## Supplied records

<<<<

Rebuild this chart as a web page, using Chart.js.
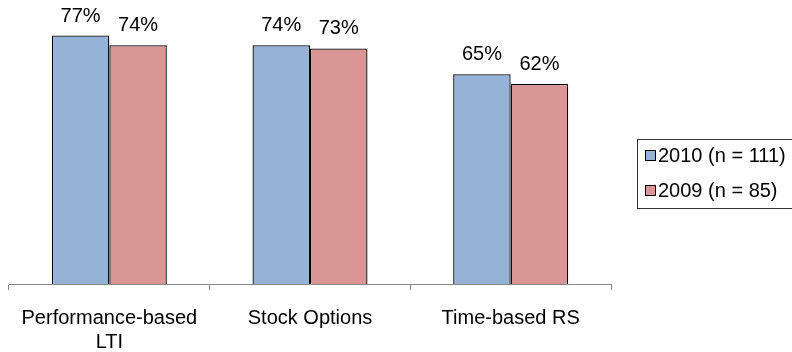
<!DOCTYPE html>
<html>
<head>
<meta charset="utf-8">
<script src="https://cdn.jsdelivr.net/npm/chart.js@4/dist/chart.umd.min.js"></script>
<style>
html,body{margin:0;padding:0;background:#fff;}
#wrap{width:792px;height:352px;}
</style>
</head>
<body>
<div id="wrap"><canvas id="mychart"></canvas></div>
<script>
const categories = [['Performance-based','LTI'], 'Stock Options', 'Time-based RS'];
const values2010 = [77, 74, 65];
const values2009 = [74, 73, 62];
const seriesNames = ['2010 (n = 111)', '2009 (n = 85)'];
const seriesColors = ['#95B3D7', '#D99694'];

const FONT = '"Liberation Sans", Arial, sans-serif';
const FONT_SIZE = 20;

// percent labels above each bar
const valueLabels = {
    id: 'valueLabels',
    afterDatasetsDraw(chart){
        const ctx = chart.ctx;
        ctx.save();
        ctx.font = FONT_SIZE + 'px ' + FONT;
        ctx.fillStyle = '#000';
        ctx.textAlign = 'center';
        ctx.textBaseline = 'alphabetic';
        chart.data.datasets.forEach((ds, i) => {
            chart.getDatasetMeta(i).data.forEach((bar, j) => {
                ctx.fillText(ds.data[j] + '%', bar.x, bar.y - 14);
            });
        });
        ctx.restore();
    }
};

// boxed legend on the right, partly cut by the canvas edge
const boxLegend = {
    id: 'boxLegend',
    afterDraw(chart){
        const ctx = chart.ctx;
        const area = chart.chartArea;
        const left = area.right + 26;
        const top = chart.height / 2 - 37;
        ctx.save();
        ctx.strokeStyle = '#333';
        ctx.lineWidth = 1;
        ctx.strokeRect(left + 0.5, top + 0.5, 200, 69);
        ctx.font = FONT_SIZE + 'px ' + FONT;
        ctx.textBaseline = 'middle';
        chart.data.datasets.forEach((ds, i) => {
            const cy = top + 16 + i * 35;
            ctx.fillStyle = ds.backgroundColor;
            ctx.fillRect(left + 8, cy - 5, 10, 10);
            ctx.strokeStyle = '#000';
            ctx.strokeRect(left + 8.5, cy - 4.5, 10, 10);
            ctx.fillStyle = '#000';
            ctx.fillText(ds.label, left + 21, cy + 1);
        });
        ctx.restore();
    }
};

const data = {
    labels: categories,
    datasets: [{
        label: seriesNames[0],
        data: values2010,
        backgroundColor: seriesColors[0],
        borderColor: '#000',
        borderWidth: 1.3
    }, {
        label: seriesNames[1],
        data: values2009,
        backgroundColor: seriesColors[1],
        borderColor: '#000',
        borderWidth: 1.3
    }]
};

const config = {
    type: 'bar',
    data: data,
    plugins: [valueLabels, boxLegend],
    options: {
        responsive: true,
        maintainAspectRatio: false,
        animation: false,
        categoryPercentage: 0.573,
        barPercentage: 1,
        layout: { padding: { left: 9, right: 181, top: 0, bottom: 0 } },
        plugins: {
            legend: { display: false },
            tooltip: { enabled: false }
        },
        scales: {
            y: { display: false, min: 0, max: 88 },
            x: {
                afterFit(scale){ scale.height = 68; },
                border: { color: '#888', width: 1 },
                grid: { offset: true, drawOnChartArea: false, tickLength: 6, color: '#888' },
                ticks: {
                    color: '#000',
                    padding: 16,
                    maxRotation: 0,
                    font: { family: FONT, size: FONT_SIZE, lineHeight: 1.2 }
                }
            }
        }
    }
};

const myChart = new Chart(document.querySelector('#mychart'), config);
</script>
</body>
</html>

>>>>
<<<<

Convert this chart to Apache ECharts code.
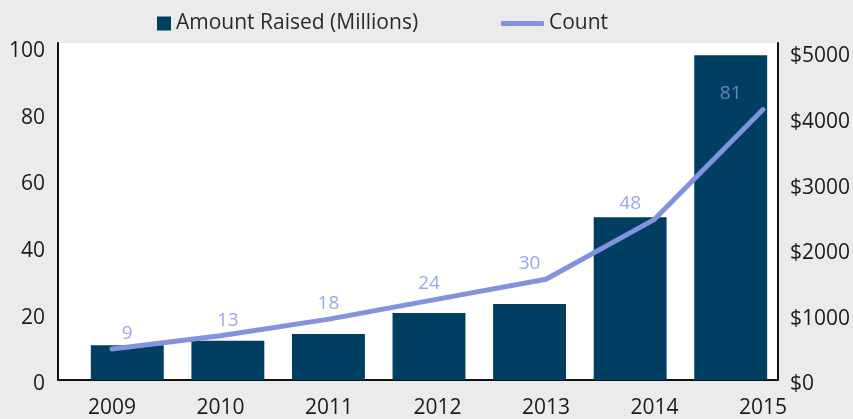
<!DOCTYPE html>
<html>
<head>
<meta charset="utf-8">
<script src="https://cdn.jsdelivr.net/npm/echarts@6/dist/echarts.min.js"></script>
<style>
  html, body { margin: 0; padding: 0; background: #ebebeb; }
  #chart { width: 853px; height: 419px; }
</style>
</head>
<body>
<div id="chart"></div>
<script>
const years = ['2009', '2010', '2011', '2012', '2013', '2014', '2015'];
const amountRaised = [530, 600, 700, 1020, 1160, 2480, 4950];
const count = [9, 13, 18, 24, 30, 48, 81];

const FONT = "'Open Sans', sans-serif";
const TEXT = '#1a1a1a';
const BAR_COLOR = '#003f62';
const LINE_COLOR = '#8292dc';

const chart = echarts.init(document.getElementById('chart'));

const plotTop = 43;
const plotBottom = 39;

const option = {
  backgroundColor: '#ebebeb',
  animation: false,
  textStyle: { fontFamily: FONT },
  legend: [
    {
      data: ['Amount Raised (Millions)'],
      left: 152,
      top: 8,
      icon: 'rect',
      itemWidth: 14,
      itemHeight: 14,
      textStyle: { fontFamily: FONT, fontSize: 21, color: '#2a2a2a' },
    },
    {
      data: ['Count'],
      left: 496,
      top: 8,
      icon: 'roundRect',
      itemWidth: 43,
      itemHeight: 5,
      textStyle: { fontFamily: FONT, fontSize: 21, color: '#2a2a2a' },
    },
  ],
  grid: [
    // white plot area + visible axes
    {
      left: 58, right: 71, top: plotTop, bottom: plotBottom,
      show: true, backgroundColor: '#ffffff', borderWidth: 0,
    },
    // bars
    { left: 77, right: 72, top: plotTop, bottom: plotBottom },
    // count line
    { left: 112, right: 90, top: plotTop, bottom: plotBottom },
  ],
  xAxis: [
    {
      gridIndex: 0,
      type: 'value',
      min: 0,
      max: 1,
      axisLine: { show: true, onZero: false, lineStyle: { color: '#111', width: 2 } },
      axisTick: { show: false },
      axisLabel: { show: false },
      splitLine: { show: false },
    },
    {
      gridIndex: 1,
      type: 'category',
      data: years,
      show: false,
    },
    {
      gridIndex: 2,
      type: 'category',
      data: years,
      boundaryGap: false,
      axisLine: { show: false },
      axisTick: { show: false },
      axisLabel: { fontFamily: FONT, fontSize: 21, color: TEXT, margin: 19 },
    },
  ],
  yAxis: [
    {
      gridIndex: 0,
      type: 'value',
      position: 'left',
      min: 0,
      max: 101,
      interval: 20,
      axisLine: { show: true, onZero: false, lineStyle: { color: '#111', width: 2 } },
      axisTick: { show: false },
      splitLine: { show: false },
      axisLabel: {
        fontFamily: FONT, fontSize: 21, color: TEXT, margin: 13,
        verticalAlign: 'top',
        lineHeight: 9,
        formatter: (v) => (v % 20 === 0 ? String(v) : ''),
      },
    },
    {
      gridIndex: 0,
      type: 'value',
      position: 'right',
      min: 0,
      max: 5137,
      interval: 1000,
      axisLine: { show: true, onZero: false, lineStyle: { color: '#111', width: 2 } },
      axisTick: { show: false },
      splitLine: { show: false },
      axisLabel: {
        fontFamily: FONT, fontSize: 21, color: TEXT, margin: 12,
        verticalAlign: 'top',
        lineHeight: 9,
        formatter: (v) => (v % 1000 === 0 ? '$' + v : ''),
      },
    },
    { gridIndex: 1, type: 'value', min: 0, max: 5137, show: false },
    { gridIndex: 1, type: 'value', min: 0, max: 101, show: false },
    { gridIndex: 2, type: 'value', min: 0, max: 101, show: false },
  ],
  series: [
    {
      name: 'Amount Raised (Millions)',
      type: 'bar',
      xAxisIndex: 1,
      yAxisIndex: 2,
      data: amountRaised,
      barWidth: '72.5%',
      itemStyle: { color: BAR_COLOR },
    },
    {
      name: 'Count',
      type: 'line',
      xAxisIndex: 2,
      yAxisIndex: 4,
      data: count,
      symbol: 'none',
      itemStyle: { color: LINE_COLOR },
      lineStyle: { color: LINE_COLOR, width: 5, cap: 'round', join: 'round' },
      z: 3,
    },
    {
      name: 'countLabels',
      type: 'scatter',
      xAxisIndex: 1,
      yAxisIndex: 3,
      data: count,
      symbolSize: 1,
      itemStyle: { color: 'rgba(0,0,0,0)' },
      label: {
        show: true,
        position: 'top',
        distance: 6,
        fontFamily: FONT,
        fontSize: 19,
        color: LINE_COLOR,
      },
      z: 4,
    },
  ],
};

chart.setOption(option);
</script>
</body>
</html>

>>>>

## What needs to be done
From the listing above, restate verbatim the lines running from the one with "Convert this chart to Apache ECharts code." through the one with "const plotBottom = 39;", inclusive, but not the pictures.

## Answer to this task
Convert this chart to Apache ECharts code.
<!DOCTYPE html>
<html>
<head>
<meta charset="utf-8">
<script src="https://cdn.jsdelivr.net/npm/echarts@6/dist/echarts.min.js"></script>
<style>
  html, body { margin: 0; padding: 0; background: #ebebeb; }
  #chart { width: 853px; height: 419px; }
</style>
</head>
<body>
<div id="chart"></div>
<script>
const years = ['2009', '2010', '2011', '2012', '2013', '2014', '2015'];
const amountRaised = [530, 600, 700, 1020, 1160, 2480, 4950];
const count = [9, 13, 18, 24, 30, 48, 81];

const FONT = "'Open Sans', sans-serif";
const TEXT = '#1a1a1a';
const BAR_COLOR = '#003f62';
const LINE_COLOR = '#8292dc';

const chart = echarts.init(document.getElementById('chart'));

const plotTop = 43;
const plotBottom = 39;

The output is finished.